Popular Design Variations
The classic version is a thick chain, nautical or rolo style, with one link snapped clean. You can show both ends falling apart, or have one end wrapped around the wrist or arm and the other hanging free. Some clients want the broken link to look like it exploded outward, with bent metal and a sense of sudden violent release. That energy reads strong and works well in bold traditional or neo-trad. Others want a single chain link, cracked open, simplified and minimal.
Fine line versions are popular right now. A delicate chain in single-needle black, with one link splitting apart. It’s subtle, readable up close, and works well on the wrist, collarbone, or ribcage. Realism takes it further: hyper-detailed metal with shadows, rust, wear, even light catching the edges. That style needs room to breathe, so the forearm or upper arm is your best canvas. Some artists add a bird flying through the broken link, or a small flame at the break point for added symbolism.
Color vs. Black and Grey
Most broken chain tattoos are done in black and grey or solid black, and for good reason. Metal reads best in monochrome. Black and grey lets an artist build up volume and shine through whip shading and contrast, making the chain look like actual steel. Crispy lines hold the structure, and a solid highlight down each link sells the illusion. This style heals nice and stays legible for decades if the linework is tight and the shading doesn’t get muddy.
Color can work, but it has to serve a purpose.

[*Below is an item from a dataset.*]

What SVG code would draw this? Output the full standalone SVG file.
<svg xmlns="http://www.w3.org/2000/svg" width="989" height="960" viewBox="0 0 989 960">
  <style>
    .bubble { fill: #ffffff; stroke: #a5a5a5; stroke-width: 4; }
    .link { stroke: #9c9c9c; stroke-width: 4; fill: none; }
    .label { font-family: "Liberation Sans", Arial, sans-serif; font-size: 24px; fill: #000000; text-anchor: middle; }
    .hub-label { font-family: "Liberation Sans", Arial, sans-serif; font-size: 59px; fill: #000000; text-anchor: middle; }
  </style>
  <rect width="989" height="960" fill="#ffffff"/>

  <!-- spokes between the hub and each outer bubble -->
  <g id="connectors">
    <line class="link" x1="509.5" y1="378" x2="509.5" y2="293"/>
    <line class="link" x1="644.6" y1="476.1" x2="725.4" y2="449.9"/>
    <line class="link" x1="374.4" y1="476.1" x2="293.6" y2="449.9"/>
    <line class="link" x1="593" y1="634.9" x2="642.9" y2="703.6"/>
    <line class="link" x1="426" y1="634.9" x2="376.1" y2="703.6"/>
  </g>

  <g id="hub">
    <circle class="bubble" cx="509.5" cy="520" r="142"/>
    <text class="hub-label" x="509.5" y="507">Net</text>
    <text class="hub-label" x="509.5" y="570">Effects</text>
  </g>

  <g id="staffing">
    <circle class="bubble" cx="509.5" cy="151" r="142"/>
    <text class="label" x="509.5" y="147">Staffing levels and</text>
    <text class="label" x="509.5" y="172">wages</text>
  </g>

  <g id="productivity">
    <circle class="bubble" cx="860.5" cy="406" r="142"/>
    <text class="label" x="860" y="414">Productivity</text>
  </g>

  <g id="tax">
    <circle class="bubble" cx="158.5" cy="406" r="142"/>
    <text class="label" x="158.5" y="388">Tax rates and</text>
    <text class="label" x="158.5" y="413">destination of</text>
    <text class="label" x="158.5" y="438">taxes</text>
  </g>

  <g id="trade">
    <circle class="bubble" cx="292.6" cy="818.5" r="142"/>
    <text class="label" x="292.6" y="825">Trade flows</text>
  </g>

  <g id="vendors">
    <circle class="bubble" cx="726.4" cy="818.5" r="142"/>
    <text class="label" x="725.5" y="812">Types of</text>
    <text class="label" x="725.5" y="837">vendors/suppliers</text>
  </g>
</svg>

Some people go for a golden chain to signal wealth or royalty being discarded. Others want a rusted orange-brown to suggest something old and corroded finally giving way. Saturated color in a traditional palette looks clean and bold on this subject. What you want to avoid is adding color just to add color. The design is already strong on its own. Color should add meaning, not decoration.
Best Placements and How It Ages
The wrist is the most popular placement, especially when the chain wraps around it. It looks like the restraint was literally on the body, which makes the symbolism physical and immediate. The forearm is another solid choice, giving the artist room to build detail and scale. The upper arm, chest, and ribcage all work depending on the size. If you want it small and personal, the inner wrist or behind the ear handles a simplified version fine.
Aging depends on where you put it and how it’s built. Bold traditional linework on the outer forearm or upper arm holds for a long time. Bold will hold. Fine line on a high-wear zone like the inner wrist or fingers will fade and spread faster, sometimes blurring within a few years. Inner wrist is moderate wear, better than fingers. Avoid overly thin lines on areas that see constant sun or friction. Black and grey with solid contrast ages best overall, and a touch-up down the road keeps it crisp.
Who Gets This Tattoo and How to Make It Personal
Recovery communities get this one a lot. People marking a sobriety date will sometimes incorporate the date into a broken link or put it beneath the chain in a simple script. Domestic violence survivors wear it. People who’ve walked away from high-control religious groups, cult situations, or generational trauma patterns wear it. It’s also common in circles that value personal liberty on principle, people who see freedom from authority or conformity as a core identity.
To make it yours, think about what the chain represents specifically. Was it a relationship? Incorporate a birthstone color or initials that only you’d recognize. Was it addiction? The sobriety date in the break point carries a lot of weight and keeps the meaning grounded. If it’s about ancestry or heritage, talk to your artist about working in cultural design elements from your background. The symbolism is already solid. The personalization is what turns a strong design into your design.